Having considered it, my initial reaction to the hate crime stats – “we should all learn to fight!” – carries a trace of victim-blaming. It suggests that if all those people who’d been attacked had simply known karate, they would have been fine. But I’m in no position to judge: during my experience with a homophobic attack, I failed – pretty fucking categorically – to respond with any bad-ass, John Wick-style violence. Instead, I curled up into a ball and burst into tears, which I’d argue was a valid response to getting kicked in the head by multiple people at once. I am no longer ashamed of this. The point is: if someone attacks you, that’s always their problem, it’s always on them. The way you react in a moment of extreme stress, whether you freeze or run or hit back, should never be a cause for shame. As Ronan says, “It’s very hard not to internalise it, but [if you get attacked] it’s nothing to do with you. They just scanned for a target. They probably didn’t think about you five minutes later, so it’s about getting to the point where you’re not thinking about them.”

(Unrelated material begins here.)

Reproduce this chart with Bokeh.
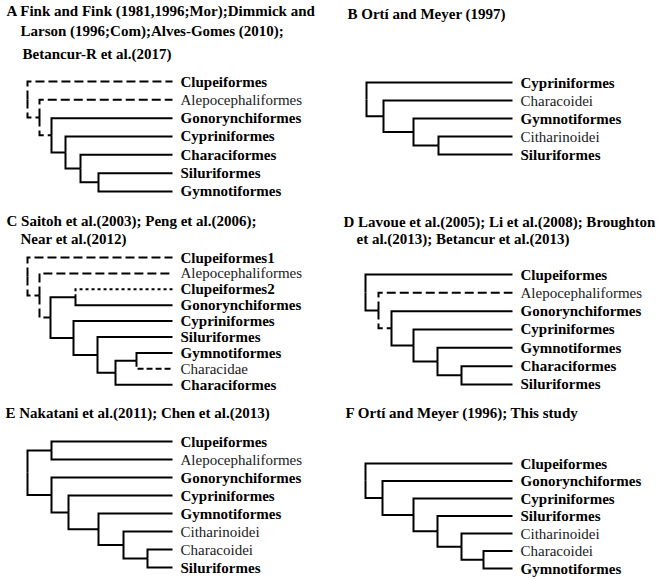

Whatever you think about the benefits of learning self-defence, it’s unfair that the burden of self-protection should lie with us. It represents a failure of society that things have gotten to this point. The police are partly responsible, with many LGBTQ people either feeling uncomfortable reporting hate crime (81 per cent of hate crime victims fail to do so) or saying that they have been unfairly treated once they have. 

The media are also to blame. In light of the staggering increase in transphobic hate crime, it’s not hard to feel that every journalist who’s advocated against trans rights has blood on their hands. It’s appalling that they don’t see this, that they feel no shame. 

Whatever the cause, our suspicions that things have been getting worse have now been confirmed, and it makes sense to be prepared – in whatever form that takes. As for the question, should we all start learning self-defence? It’s probably a good idea. But let’s not lose sight of how depressing that is.